Hollywood’s striking actors join writers on the picket lines

 

By Lisa Richwine and Danielle Broadway

LOS ANGELES (Reuters) -Striking Hollywood actors joined film and television writers on picket lines on Friday, the first day of a dual work stoppage that has forced U.S. studios to shutter productions as workers battle over pay in the streaming TV era.

The twin strikes, the first such joint effort in more than 60 years, will add to the economic damage from the writers’ walkout that started on May 2, increasing the pressures facing the multibillion-dollar industry as it struggles with changes to its business.

In New York City and Los Angeles, actors marched outside the offices of Warner Bros, Paramount and other major studios, chanting and waving signs.

“I actually make less money working in film than I did in the year 1990,” said Andrea Salloum, an actor who joined scores of people picketing the Netflix offices in Los Angeles. “It’s really scary with the artificial intelligence.”

Unions nationwide have been taking harder lines in negotiations over better wages and benefits, from railroad employees and airline pilots to Amazon.com <AMZN.O> and Starbucks <SBUX.O> workers. The largest U.S. autoworkers’ union and UPS <UPS.N> employees are also in the midst of contract talks.

Both SAG-AFTRA, Hollywood’s largest union, and the Writers Guild of America (WGA) are demanding increases in base pay and residuals, or fees paid from streaming television, plus assurances that their work will not be replaced by artificial intelligence (AI).

Although SAG-AFTRA’s ranks include the most famous, and wealthiest, Hollywood movies stars, the picket lines on Friday were filled with less familiar faces that make up the majority of the union’s 160,000 members.

Many said it was harder to make a living than even a few years ago.

Tatum Price said it felt like “something purposeful” to be among the hundreds of film and television actors picketing the neighboring Los Angeles offices of Sony and Amazon. Her biggest concerns are the decline of residuals as more productions have ended up on streaming services such as Hulu and Netflix.

“A lot of people will watch their favorite episodes over and over again but we’re not getting the same residuals that you’d get from network television shows and commercials,” Price said.

The actors’ union announced the strike after failing to reach a deal with studios, including Walt Disney Co and Netflix Inc.

The WGA’s work stoppage has rippled through California and beyond, hitting caterers, prop suppliers and others who rely on Hollywood productions. The economic damage is expected to spread with actors now on the picket lines.

Fran Drescher, former star of “The Nanny” TV show and the president of SAG-AFTRA, said the contract offer from the studios was very far apart from the actors’ demands, adding that the studios wasted a 12-day extension in talks. She linked the actors’ fight to a broader surge in labor union activity in the United States.

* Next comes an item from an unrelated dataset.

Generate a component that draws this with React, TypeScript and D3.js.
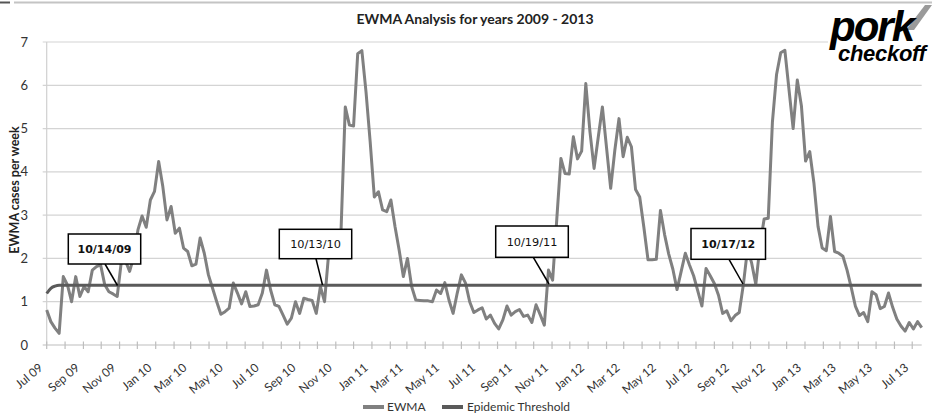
import React from "react";
import * as d3 from "d3";

// ---- data ----
const startDate = new Date(2009, 6, 1); // first weekly observation (Wednesday)
const ewma: number[] = [
  0.81, 0.54, 0.39, 0.27, 1.58, 1.39, 1.0, 1.58, 1.12, 1.35,
  1.23, 1.73, 1.81, 1.85, 1.39, 1.23, 1.18, 1.12, 1.93, 1.94,
  1.7, 2.04, 2.66, 2.98, 2.72, 3.35, 3.55, 4.24, 3.66, 2.89,
  3.2, 2.58, 2.7, 2.24, 2.16, 1.83, 1.87, 2.47, 2.12, 1.62,
  1.31, 1.0, 0.71, 0.77, 0.85, 1.43, 1.2, 0.95, 1.23, 0.89,
  0.9, 0.93, 1.2, 1.73, 1.27, 0.93, 0.89, 0.69, 0.48, 0.62,
  1.0, 0.73, 1.08, 1.05, 1.03, 0.73, 1.35, 1.0, 2.12, 2.08,
  2.08, 2.7, 5.5, 5.08, 5.06, 6.73, 6.8, 5.85, 4.7, 3.42,
  3.54, 3.12, 3.08, 3.35, 2.73, 2.19, 1.58, 2.0, 1.35, 1.04,
  1.03, 1.02, 1.02, 1.0, 1.27, 1.19, 1.44, 1.04, 0.73, 1.2,
  1.62, 1.43, 1.0, 0.75, 0.81, 0.86, 0.6, 0.69, 0.5, 0.37,
  0.58, 0.9, 0.69, 0.77, 0.82, 0.66, 0.69, 0.52, 0.93, 0.7,
  0.46, 1.73, 1.5, 2.9, 4.31, 3.96, 3.95, 4.81, 4.3, 4.48,
  6.04, 4.93, 4.08, 4.8, 5.5, 4.56, 3.62, 4.5, 5.23, 4.35,
  4.8, 4.58, 3.59, 3.42, 2.72, 1.97, 1.97, 1.98, 3.11, 2.55,
  2.1, 1.75, 1.28, 1.7, 2.12, 1.85, 1.6, 1.25, 0.9, 1.77,
  1.6, 1.42, 1.15, 0.73, 0.79, 0.56, 0.68, 0.75, 1.4, 2.22,
  1.89, 1.4, 2.3, 2.91, 2.93, 5.15, 6.25, 6.75, 6.81, 5.9,
  5.0, 6.12, 5.52, 4.25, 4.47, 3.75, 2.74, 2.24, 2.18, 2.97,
  2.16, 2.12, 2.05, 1.73, 1.33, 0.9, 0.68, 0.75, 0.54, 1.23,
  1.16, 0.84, 0.89, 1.2, 0.87, 0.6, 0.44, 0.32, 0.52, 0.37,
  0.54, 0.4,
];
const thresholdRamp: number[] = [1.19, 1.31, 1.36];
const thresholdLevel = 1.38;
const yTicks: number[] = [0, 1, 2, 3, 4, 5, 6, 7];
const xTickLabels: string[] = [
  "Jul 09", "Sep 09", "Nov 09", "Jan 10", "Mar 10", "May 10", "Jul 10", "Sep 10", "Nov 10",
  "Jan 11", "Mar 11", "May 11", "Jul 11", "Sep 11", "Nov 11", "Jan 12", "Mar 12", "May 12",
  "Jul 12", "Sep 12", "Nov 12", "Jan 13", "Mar 13", "May 13", "Jul 13",
];
const calloutLabels: string[] = ["10/14/09", "10/13/10", "10/19/11", "10/17/12"];
const calloutBold: boolean[] = [true, false, false, true];
const seriesNames: string[] = ["EWMA", "Epidemic Threshold"];
const title = "EWMA Analysis for years 2009 - 2013";
const yTitle = "EWMA cases per week";

// ---- layout ----
const W = 932;
const H = 417;
const plotL = 46.7;
const plotR = 921.7;
const plotT = 42;
const plotB = 345;
const FONT = "Lato, 'Open Sans', sans-serif";
const EWMA_COLOR = "#808080";
const THR_COLOR = "#5a5a5a";

// callout box geometry [x, y, w, h, pointerStartX, pointerEndX, pointerEndY]
const calloutGeom = [
  [68.3, 234, 72.4, 30, 105, 117.5, 285.5],
  [279.3, 229.3, 72.4, 29.4, 316, 322.5, 285],
  [495.7, 226, 72.6, 31.3, 533.3, 549, 284],
  [691, 228.5, 74.5, 30.8, 729, 743, 284],
];

export default function App() {
  const dates = ewma.map((_, i) => d3.timeDay.offset(startDate, i * 7));
  const endDate = dates[dates.length - 1];
  const x = d3.scaleTime().domain([startDate, endDate]).range([plotL, plotR]);
  const y = d3.scaleLinear().domain([0, 7]).range([plotB, plotT]);

  const ewmaPts = ewma.map((v, i) => [dates[i], v] as [Date, number]);
  const thrPts = dates.map(
    (d, i) => [d, i < thresholdRamp.length ? thresholdRamp[i] : thresholdLevel] as [Date, number]
  );
  const line = d3
    .line<[Date, number]>()
    .x((d) => x(d[0]))
    .y((d) => y(d[1]));
  const thrLine = d3
    .line<[Date, number]>()
    .curve(d3.curveMonotoneX)
    .x((d) => x(d[0]))
    .y((d) => y(d[1]));

  const monthTicks = d3.timeMonth.range(startDate, d3.timeDay.offset(endDate, 1));
  const labelTicks = d3.timeMonth.every(2)!.range(startDate, d3.timeDay.offset(endDate, 1));

  return (
    <svg
      width={W}
      height={H}
      style={{ position: "absolute", left: 0, top: 0, background: "#fff" }}
      fontFamily={FONT}
    >
      <rect x={0} y={0} width={W} height={H} fill="#fff" />
      {/* frame remnants */}
      <line x1={14} x2={W} y1={2.5} y2={2.5} stroke="#c4c4c4" strokeWidth={2} />
      <line x1={0} x2={10} y1={2.5} y2={2.5} stroke="#555" strokeWidth={2} />

      {/* title */}
      <text x={475} y={24} textAnchor="middle" fontSize={14} fontWeight="bold" fill="#222">
        {title}
      </text>

      {/* gridlines */}
      {yTicks.map((t) => (
        <line
          key={"g" + t}
          x1={plotL - 4}
          x2={plotR}
          y1={y(t)}
          y2={y(t)}
          stroke={t === 0 ? "#bdbdbd" : "#d4d4d4"}
          strokeWidth={1.2}
        />
      ))}
      <line x1={plotL} x2={plotL} y1={plotT} y2={plotB} stroke="#d0d0d0" strokeWidth={1.2} />

      {/* y tick labels */}
      {yTicks.map((t) => (
        <text key={"yl" + t} x={28} y={y(t)} dy="0.35em" textAnchor="end" fontSize={13} fill="#333">
          {t}
        </text>
      ))}
      <text
        transform={`translate(15,190) rotate(-90)`}
        dy="0.35em"
        textAnchor="middle"
        fontSize={12.5}
        fontWeight="bold"
        fill="#222"
      >
        {yTitle}
      </text>

      {/* x ticks */}
      {monthTicks.map((d, i) => (
        <line key={"xt" + i} x1={x(d)} x2={x(d)} y1={plotB - 3.5} y2={plotB + 4} stroke="#bdbdbd" strokeWidth={1.2} />
      ))}
      {labelTicks.map((d, i) => (
        <text
          key={"xl" + i}
          transform={`translate(${x(d) - 3},${plotB + 24}) rotate(-40)`}
          textAnchor="end"
          fontSize={12}
          fill="#333"
        >
          {xTickLabels[i]}
        </text>
      ))}

      {/* series */}
      <path d={line(ewmaPts) || ""} fill="none" stroke={EWMA_COLOR} strokeWidth={3} strokeLinejoin="round" />
      <path d={thrLine(thrPts) || ""} fill="none" stroke={THR_COLOR} strokeWidth={3} />

      {/* callouts */}
      {calloutGeom.map((g, i) => {
        const [bx, by, bw, bh, px0, px1, py1] = g;
        return (
          <g key={"c" + i}>
            <line x1={px0} y1={by + bh} x2={px1} y2={py1} stroke="#000" strokeWidth={1.5} />
            <rect x={bx} y={by} width={bw} height={bh} fill="#fff" stroke="#000" strokeWidth={1.5} />
            <text
              x={bx + bw / 2}
              y={by + bh / 2}
              dy="0.36em"
              textAnchor="middle"
              fontFamily="'DejaVu Sans', Verdana, sans-serif"
              fontSize={calloutBold[i] ? 11 : 11.3}
              fontWeight={calloutBold[i] ? "bold" : "normal"}
              fill="#111"
            >
              {calloutLabels[i]}
            </text>
          </g>
        );
      })}

      {/* logo */}
      <rect x={828} y={8} width={104} height={56} fill="#fff" />
      <path d="M906,30 L925,5 L932,5 L914,30 Z" fill="#9a9a9a" />
      <text
        x={830}
        y={41}
        fontFamily="'Liberation Sans', Arial, sans-serif"
        fontSize={42}
        fontWeight="bold"
        fontStyle="italic"
        letterSpacing={-2}
        fill="#000"
      >
        pork
      </text>
      <text
        x={838}
        y={61}
        fontFamily="'Liberation Sans', Arial, sans-serif"
        fontSize={22}
        fontWeight="bold"
        fontStyle="italic"
        letterSpacing={-0.3}
        fill="#000"
      >
        checkoff
      </text>

      {/* legend */}
      <line x1={363} x2={384} y1={407} y2={407} stroke={EWMA_COLOR} strokeWidth={4} />
      <text x={387} y={407} dy="0.35em" fontSize={12} fill="#333">
        {seriesNames[0]}
      </text>
      <line x1={442} x2={463} y1={407} y2={407} stroke={THR_COLOR} strokeWidth={4} />
      <text x={467} y={407} dy="0.35em" fontSize={12} fill="#333">
        {seriesNames[1]}
      </text>
    </svg>
  );
}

“If we don’t take control of this situation from these greedy megalomaniacs, we are all going to be in threat of losing our livelihoods,” Drescher said from the picket line outside the Netflix offices.

RERUNS, DISRUPTIONS

The Alliance of Motion Picture and Television Producers (AMPTP), the group that negotiates on behalf of studios, said it had offered significant gains to union members. They included the highest percentage increase in minimum pay levels in 35 years and “groundbreaking” protections around the use of actors’ images by generative AI, the organization said.

“Rather than continuing to negotiate, SAG-AFTRA has put us on a course that will deepen the financial hardship for thousands who depend on the industry for their livelihoods,” the AMPTP said.

The strike by roughly 11,500 writers has sent late-night television talk shows into endless reruns, disrupted most production for the autumn TV season and halted work on big-budget movies.

The broader arts and culture fields, including those working in industries that support the arts, contribute about 4% of U.S. gross domestic product, according to 2021 data from the U.S. Bureau of Economic Analysis. That figure rises to nearly 8% for California, though TV and film production is a subset of that broader figure.

The actors’ walkout will shut down the studios’ remaining U.S.-based productions of film and scripted television and hamper many overseas shoots.

Many streaming services have yet to turn a profit after companies spent billions of dollars on programming to try and attract customers.

Britain’s main entertainment industry union, Equity, said it backed its U.S. counterpart and would be bringing up many of the same issues in its own contract negotiations over the next 12 months.

The Hollywood action would have a growing impact on the global industry, including in Britain, if locals were working on projects with people on SAG-AFTRA contracts, Equity General Secretary Paul Fleming said in an interview.

“The longer it goes on, the bigger the impact,” he said.